The passage of the long-pending Pension Fund Regulatory and Development Authority (PFRDA) Bill confers several benefits to the organised pension sector. In a country with very few social security schemes for senior citizens, there has been a pressing need to introduce new pension schemes as well as expand the coverage of existing ones. An empowered PFRDA — it did not have a statutory status when it was set up in August 2003 through an executive order — can more effectively regulate the nascent industry, protect its subscribers, attract investors including from abroad, improve data collection and dissemination through the central record keeping agency (CRA) and, in general, help grow the industry. The National Pension System (NPS), which was rolled out in 2004 by the newly set up PFRDA, has emerged as the only significant pension scheme outside those operated by the Employees Provident Fund Organisation (EPFO). Despite a record of reasonable success, it is in for a major overhaul. Beginning 2004, the NPS was first thrown open to new government employees. Many State governments have since come on board, clearly motivated by the fact that the NPS operates on the basis of a defined contribution by its members as opposed to defined benefits under the EPFO. For cash strapped governments, the fiscal benefits of migrating to the new scheme are huge. The NPS covers employees of public sector undertakings, private firms and even those in the unorganised sector.
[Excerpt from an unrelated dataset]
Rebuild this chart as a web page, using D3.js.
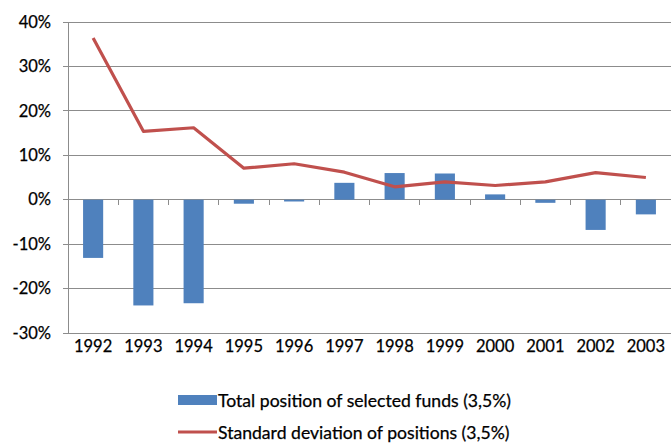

With a large captive clientele in the region of 50 lakh subscribers and a corpus of Rs.35,000 crore that doubles itself every year, the NPS should have made a more significant impact on the pension and related sectors than it has. Part of the reason might lie in its near monopoly status which did not encourage innovation and marketing. The PFRDA, now with a legal status, is in a much better position to encourage new schemes tailored to suit specific requirements. The new legislation will facilitate foreign direct investment in the pension sector. The extent of such investment will be aligned to those obtaining in the insurance sector. Even before the new legislation, a few leading global pension funds had set up shop in India and in a regulated environment their numbers will increase. However, very different from insurance, the pension sector does not require large investments from abroad. More than a word of caution is necessary in propagating market based schemes involving equity investment. It is prudent to peg the limit on equity investment to the existing not more than 50% of the corpus of any fund. Where allowed, prospective subscribers must be warned of the risks through a comprehensive education programme.